If you replace classical electrical circuits with optical ones, you switch from processing data using electrons to using photons. And that allows for calculations at up to the speed of light. However, optical computers won’t be as flexible as digital computers. But for some tasks, like hard optimisation problems, they may be much quicker than digital supercomputers, and more practical than quantum computers.
Optical computing is also very much at the research stage. In fact, the Project AIM computer is currently built on a metal bench the size of a dining table at the Microsoft Research Lab in Cambridge. However, unlike quantum computing, their optical computer uses existing, low-cost opto-electronic components, like the photo array on your smartphone. So there is great potential to scale up the processing power, while miniaturising the components involved.

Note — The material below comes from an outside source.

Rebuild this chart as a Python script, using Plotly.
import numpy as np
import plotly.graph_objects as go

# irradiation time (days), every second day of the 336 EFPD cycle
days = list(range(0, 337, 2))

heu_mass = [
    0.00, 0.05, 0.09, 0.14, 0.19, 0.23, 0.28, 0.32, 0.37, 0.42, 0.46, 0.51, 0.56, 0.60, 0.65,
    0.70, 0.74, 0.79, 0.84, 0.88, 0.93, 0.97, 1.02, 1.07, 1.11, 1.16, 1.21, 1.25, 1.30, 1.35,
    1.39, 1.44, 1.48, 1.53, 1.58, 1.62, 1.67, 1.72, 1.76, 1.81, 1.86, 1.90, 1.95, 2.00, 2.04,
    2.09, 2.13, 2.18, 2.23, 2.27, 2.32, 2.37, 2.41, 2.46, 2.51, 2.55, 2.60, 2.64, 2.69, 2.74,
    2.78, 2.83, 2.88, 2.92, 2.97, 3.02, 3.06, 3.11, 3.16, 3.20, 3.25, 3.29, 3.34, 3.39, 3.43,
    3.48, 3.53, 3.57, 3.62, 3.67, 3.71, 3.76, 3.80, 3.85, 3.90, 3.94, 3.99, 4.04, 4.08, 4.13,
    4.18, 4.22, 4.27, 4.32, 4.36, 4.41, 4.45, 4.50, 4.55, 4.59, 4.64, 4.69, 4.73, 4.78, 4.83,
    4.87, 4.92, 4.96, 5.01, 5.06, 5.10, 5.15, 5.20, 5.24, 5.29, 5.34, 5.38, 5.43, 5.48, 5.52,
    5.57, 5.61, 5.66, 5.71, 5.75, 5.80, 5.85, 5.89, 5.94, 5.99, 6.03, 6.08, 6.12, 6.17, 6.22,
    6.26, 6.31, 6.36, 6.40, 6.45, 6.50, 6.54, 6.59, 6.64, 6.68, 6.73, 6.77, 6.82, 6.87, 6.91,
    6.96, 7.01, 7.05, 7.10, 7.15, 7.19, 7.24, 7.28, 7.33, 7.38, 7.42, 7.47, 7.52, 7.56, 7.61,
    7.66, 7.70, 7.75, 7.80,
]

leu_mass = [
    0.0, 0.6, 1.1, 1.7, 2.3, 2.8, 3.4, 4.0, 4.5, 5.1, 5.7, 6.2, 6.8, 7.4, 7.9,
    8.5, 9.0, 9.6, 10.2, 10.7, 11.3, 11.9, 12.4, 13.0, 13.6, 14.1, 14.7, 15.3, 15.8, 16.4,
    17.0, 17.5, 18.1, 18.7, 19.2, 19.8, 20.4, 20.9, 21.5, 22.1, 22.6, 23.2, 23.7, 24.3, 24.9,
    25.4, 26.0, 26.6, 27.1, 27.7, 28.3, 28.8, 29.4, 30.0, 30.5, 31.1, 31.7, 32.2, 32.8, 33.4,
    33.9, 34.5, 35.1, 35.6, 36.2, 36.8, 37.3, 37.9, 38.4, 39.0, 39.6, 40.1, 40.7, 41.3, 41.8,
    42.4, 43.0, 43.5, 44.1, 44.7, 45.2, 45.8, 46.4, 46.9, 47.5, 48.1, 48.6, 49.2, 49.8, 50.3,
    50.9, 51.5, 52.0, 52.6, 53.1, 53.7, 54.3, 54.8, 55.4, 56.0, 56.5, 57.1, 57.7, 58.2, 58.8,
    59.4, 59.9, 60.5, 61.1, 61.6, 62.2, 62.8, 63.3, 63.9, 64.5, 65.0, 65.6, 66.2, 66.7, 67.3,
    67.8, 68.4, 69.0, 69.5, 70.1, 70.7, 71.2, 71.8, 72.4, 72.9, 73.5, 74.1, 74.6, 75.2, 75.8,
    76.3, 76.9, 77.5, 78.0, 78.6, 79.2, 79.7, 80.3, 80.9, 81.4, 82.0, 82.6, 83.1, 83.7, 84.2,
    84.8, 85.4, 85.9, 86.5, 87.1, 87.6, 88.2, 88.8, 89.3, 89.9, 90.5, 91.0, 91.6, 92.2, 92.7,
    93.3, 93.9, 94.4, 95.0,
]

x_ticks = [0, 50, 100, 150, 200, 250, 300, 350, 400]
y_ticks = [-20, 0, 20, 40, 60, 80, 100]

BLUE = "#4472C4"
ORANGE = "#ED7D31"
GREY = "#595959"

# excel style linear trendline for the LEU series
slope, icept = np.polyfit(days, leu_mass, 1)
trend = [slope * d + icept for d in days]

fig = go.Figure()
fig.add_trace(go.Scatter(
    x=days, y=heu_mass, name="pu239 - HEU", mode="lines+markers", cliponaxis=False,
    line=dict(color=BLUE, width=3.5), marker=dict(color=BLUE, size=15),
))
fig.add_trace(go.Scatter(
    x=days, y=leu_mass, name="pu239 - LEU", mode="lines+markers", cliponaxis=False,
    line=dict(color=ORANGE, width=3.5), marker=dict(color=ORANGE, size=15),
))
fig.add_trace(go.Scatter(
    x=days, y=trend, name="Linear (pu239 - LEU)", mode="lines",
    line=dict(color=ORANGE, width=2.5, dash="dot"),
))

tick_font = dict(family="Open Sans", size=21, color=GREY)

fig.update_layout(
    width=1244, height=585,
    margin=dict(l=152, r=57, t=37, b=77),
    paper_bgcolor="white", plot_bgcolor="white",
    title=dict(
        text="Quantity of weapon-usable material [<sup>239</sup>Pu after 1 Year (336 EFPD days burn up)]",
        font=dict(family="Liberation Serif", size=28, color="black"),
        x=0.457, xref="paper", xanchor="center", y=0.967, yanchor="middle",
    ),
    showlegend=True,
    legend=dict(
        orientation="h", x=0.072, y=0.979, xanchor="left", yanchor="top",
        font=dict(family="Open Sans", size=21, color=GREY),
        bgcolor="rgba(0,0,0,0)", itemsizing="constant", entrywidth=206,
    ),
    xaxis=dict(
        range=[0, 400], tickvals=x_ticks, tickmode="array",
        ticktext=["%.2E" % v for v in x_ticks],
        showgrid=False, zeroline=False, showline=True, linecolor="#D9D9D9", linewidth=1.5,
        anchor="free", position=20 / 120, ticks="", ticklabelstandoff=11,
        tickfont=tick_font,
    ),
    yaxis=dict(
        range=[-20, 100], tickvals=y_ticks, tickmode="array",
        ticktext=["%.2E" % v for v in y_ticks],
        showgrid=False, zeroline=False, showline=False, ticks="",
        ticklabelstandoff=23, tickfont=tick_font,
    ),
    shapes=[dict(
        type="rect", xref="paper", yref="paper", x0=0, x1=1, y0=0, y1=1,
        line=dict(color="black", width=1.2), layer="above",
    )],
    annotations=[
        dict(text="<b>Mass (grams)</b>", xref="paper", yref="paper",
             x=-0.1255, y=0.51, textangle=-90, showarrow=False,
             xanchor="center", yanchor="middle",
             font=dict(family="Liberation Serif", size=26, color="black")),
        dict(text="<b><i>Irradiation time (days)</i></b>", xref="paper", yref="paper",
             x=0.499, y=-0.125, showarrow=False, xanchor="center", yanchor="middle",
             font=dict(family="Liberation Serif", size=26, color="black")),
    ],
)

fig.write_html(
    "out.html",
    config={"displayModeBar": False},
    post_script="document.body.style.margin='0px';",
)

In an exciting new collaboration, Barclays and Microsoft have signed a one-year research agreement to build on Lee’s research into optimising transaction settlement. Microsoft’s Project AIM team has already run what they call a “toy version” of Lee’s problem, and their optical computer solved it with 100% accuracy. Now Lee and the Project AIM team have begun designing larger-scale versions of the problem with more data and greater complexity. They expect to test them on an upgraded version of Project AIM later this year.
Lee says that working with Microsoft’s Project AIM team is a unique opportunity. “It’s very exciting to be involved in something that has the potential to create innovative change,” he says. “To be on the leading edge of what’s possible.”
Optimising transaction settlement is a good test case for Project AIM, and because clearing houses provide this service for their members, the research has the potential to benefit the industry more broadly. It could pave the way for optical computing to tackle other banking problems, such as fraud detection.
The tech challenges that Lee and his team work on are at the very edge of what is possible, collaborating with some of the most exciting partners around. “Operating on the boundary, looking to push the envelope and to contribute to it in a small way – that’s very exciting.”